In summary, fundies only understand you when you speak sarcastically about imaginary characters. I guess in some kind of cosmic joke kind of way this could be funny, but in reality these people are just cow-fucking morons.

Tuesday, August 4, 2009

The Manliest Living Performers


This is a simple exercise in idol worship from a Klingon impersonating accountant from Iowa.

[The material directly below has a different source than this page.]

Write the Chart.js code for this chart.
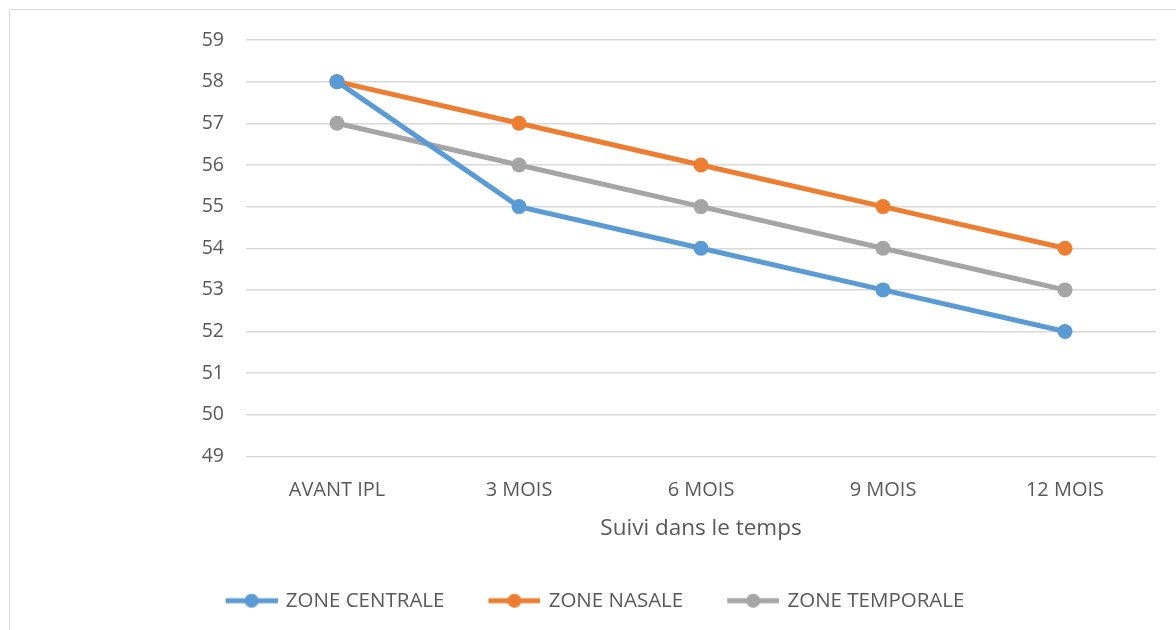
<!DOCTYPE html>
<html>
<head>
<meta charset="utf-8">
<script src="https://cdn.jsdelivr.net/npm/chart.js@4/dist/chart.umd.min.js"></script>
<style>
  html, body { margin: 0; padding: 0; background: #fff; }
  #wrap { position: relative; width: 1176px; height: 630px; overflow: hidden; }
  #frame { position: absolute; left: 9px; top: 9px; width: 1200px; height: 700px; border: 1px solid #d9d9d9; box-sizing: border-box; }
  canvas { position: absolute; left: 0; top: 0; }
</style>
</head>
<body>
<div id="wrap">
  <div id="frame"></div>
  <canvas id="chart" width="1176" height="630"></canvas>
</div>
<script>
// Suivi dans le temps, par zone
const timepoints = ['AVANT IPL', '3 MOIS', '6 MOIS', '9 MOIS', '12 MOIS'];
const zoneCentrale = [58, 55, 54, 53, 52];
const zoneNasale = [58, 57, 56, 55, 54];
const zoneTemporale = [57, 56, 55, 54, 53];
const yMin = 49;
const yMax = 59;

const BLUE = '#5b9bd5';
const ORANGE = '#ed7d31';
const GRAY = '#a5a5a5';
const TEXT = '#595959';
const FONT = "'Open Sans', sans-serif";

// Excel-style legend swatch: line with a dot in the middle, with some blank on the left
// so items get the wider spacing of the original.
const SWATCH_GAP = 36;
const SWATCH_W = 52;
function legendSwatch(color) {
  const h = 16;
  const c = document.createElement('canvas');
  c.width = SWATCH_GAP + SWATCH_W;
  c.height = h;
  const g = c.getContext('2d');
  g.strokeStyle = color;
  g.lineWidth = 5;
  g.beginPath();
  g.moveTo(SWATCH_GAP, h / 2);
  g.lineTo(SWATCH_GAP + SWATCH_W, h / 2);
  g.stroke();
  g.fillStyle = color;
  g.beginPath();
  g.arc(SWATCH_GAP + SWATCH_W / 2, h / 2, 7, 0, Math.PI * 2);
  g.fill();
  return c;
}

function series(label, data, color) {
  return {
    label,
    data,
    borderColor: color,
    backgroundColor: color,
    borderWidth: 5,
    pointRadius: 7.5,
    pointHoverRadius: 7.5,
    pointBorderWidth: 0,
    pointStyle: 'circle',
    legendStyle: legendSwatch(color),
    tension: 0,
    fill: false,
  };
}

const datasets = [
  series('ZONE CENTRALE', zoneCentrale, BLUE),
  series('ZONE NASALE', zoneNasale, ORANGE),
  series('ZONE TEMPORALE', zoneTemporale, GRAY),
];

new Chart(document.getElementById('chart').getContext('2d'), {
  type: 'line',
  data: { labels: timepoints, datasets },
  options: {
    responsive: false,
    animation: false,
    layout: { padding: { top: 40, left: 0, right: 20, bottom: 9 } },
    scales: {
      x: {
        offset: true,
        grid: { display: false, drawTicks: false },
        border: { display: false },
        ticks: { color: TEXT, font: { family: FONT, size: 20 }, padding: 22, maxRotation: 0 },
        title: {
          display: true,
          text: 'Suivi dans le temps',
          color: TEXT,
          font: { family: FONT, size: 22.5 },
          padding: { top: 0, bottom: 38 },
        },
        afterFit: (scale) => { scale.height = 124; },
      },
      y: {
        min: yMin,
        max: yMax,
        grid: { color: '#d9d9d9', lineWidth: 1.5, drawTicks: false },
        border: { display: false },
        ticks: { stepSize: 1, color: TEXT, font: { family: FONT, size: 19.5 }, padding: 22 },
        afterFit: (scale) => { scale.width = 246; },
      },
    },
    plugins: {
      legend: {
        position: 'bottom',
        labels: {
          color: TEXT,
          font: { family: FONT, size: 20.5 },
          usePointStyle: true,
          pointStyleWidth: SWATCH_GAP + SWATCH_W - 4,
          padding: 10,
          generateLabels: (chart) => chart.data.datasets.map((d, i) => ({
            text: d.label,
            pointStyle: d.legendStyle,
            fillStyle: d.borderColor,
            strokeStyle: d.borderColor,
            lineWidth: 0,
            fontColor: TEXT,
            hidden: false,
            datasetIndex: i,
          })),
        },
      },
      tooltip: { enabled: false },
    },
  },
});
</script>
</body>
</html>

THE MANLIEST LIVING PERFORMERS

  1. Clint Eastwood-If you don't understand why "Clintoris" is #1, you are reading the wrong blog and need to go kill yourself. If it wasn't for guys like Mr. Eastwood, America would be full of cardigan-sweater-wearing teetoalers that clean house and read Twilight novels.
  2. The Undertaker-This is a simple fucking formula. Blood/violence/pyrotechnics? Check. Muscles/tattoos? Check. Undead themes/awesome music? Check. STEEL CAGE MATCHES? Check. Chewing tobacco/motorcycles/biker babes? Check. Throw in having a manager that is deep south ex-Air Force, and getting to beat up Randy Orton whenever you want, and you have a the kind of man that would kick Thor's ass.
  3. Arnold Schwarzenegger-Even though he has been delegated to gubernatorial duties, Ahnold could ride the coattails of his performance in the Conan movies alone into one of these top spots.
  4. Robert Downey Jr.- In our first real departure from the ultra macho and performance enhancing, we have a man that has churned out astonishing performances that were fortunately caught on tape between outlandish binges of sex, drugs, rock n roll, and "Who fucking knows?" To summarize, RDJ is so manly that his johnson is the only thing that Paris Hilton's cooch (or Perez Hilton's ass) fears. I am certain the only thing that could kill RDJ is a nuke or the Crimson Dynamo.
  5. Sir Ian McKellen-That's right, fuckwits. He's been Macbeth, he's been Gandalf, and he will ruin your shit. Don't believe me? Watch this clip and tell me you didn't feel emasculated:




Oh yeah, you just got served.

Honourable mention-Patrick Swayze-When life serves you an ex-con that "used to fuck guys like you in prison", do what ol' Dalton does. Tear his fucking throat out.

*update-Well, technically ol' Dalton ain't with us on this fine planet any more, BUT as long as one copy of Roadhouse exists on VHS or DVD...Dalton...will...never...die.